Hari Menanam Pohon Indonesia bukan hanya seremoni tanam tumbuh biasa. Ini adalah perwujudan nyata dari kesadaran akan pentingnya menanam pohon sebagai langkah konkret melawan perubahan iklim dan kerusakan lingkungan. Dengan keputusan Presiden Republik Indonesia Nomor 24 Tahun 2008, Hari Menanam Pohon Indonesia menjadi momen refleksi dan tindakan, di mana setiap individu diundang untuk menanam harapan dan merawat alam.
 Mengulas Angka dan Sejarah: Tantangan dan Progres 2015-2022
Tinjauan tahunan rehabilitasi hutan dan lahan di Indonesia memberikan gambaran dinamis tentang perjuangan bangsa ini dalam menjaga ekosistem yang semakin rentan. Dimulai pada tahun 2015, upaya rehabilitasi mencakup lahan seluas 200,447 hektare. Langkah ini diikuti dengan keberlanjutan di tahun-tahun berikutnya, meskipun dengan fluktuasi yang menggambarkan kompleksitas tantangan yang dihadapi.
Pada 2016 dan 2017, luasan rehabilitasi mencapai 198,346 hektare dan 200,900 hektare, masing-masing. Pada saat itu, langkah-langkah positif ini mencerminkan keseriusan pemerintah dalam melibatkan berbagai pihak dalam menyelamatkan lahan-lahan yang terdegradasi. Meski pada tahun 2018 terjadi penurunan menjadi 188,630 hektare, tetapi angka ini masih menunjukkan peran yang signifikan dalam memulihkan keberlanjutan ekosistem.
Pada tahun 2019, terjadi lonjakan dramatis dengan luasan rehabilitasi mencapai 396,168 hektare. Peningkatan ini mencerminkan kesadaran akan eskalasi perubahan iklim dan kerusakan lingkungan, yang kemudian dijawab dengan langkah-langkah konkret. Namun, keberlanjutan progres ini menjadi pertanyaan ketika pada 2021 terjadi penurunan tajam menjadi 152,454 hektare, yang diikuti oleh angka 112,418 hektare pada tahun 2022.
 Ecological Fiscal Transfer (EFT): Melibatkan Semua Lapisan Masyarakat
Kunci utama dalam perjalanan rehabilitasi hutan dan lahan ini adalah penerapan Ecological Fiscal Transfer (EFT), atau transfer fiskal berbasis ekologi. Sebuah pendekatan yang memastikan bahwa langkah-langkah pelestarian alam tidak hanya menjadi tanggung jawab pemerintah pusat, tetapi juga mendorong partisipasi dan kinerja ekologi dari tingkat provinsi hingga tingkat desa.

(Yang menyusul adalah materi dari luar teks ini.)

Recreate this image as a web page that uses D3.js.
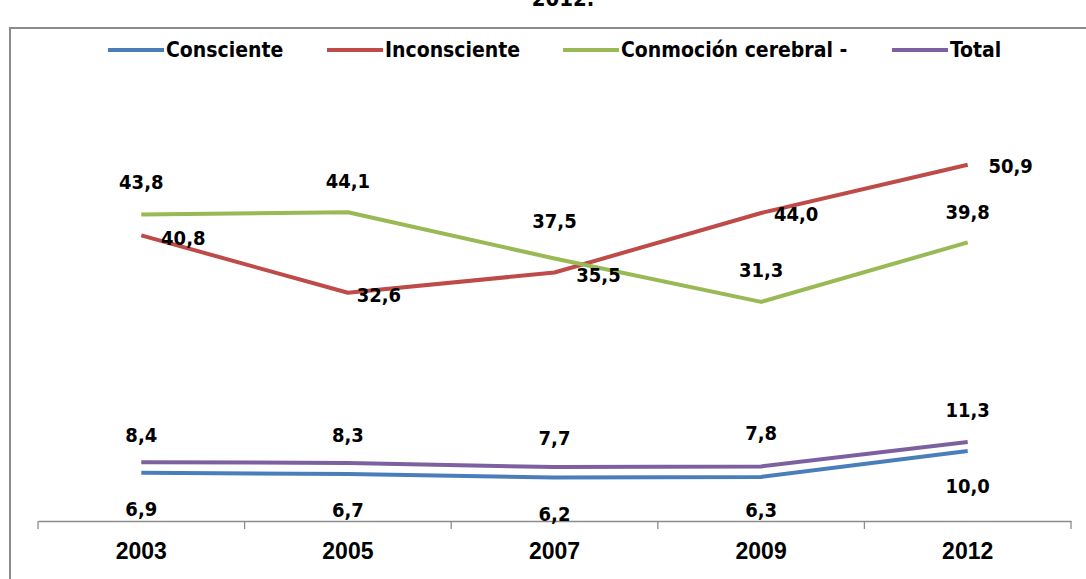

Menurut laporan Direktorat Jenderal Perimbangan Keuangan dari Kementerian Keuangan, dana transfer fiskal berbasis ekologi pada tahun 2023 mencapai pagu sebesar Rp1,04 triliun. Dana ini dialokasikan melalui beberapa instrumen, termasuk Dana Bagi Hasil (DBH), Dana Alokasi Khusus (DAK), dan insentif.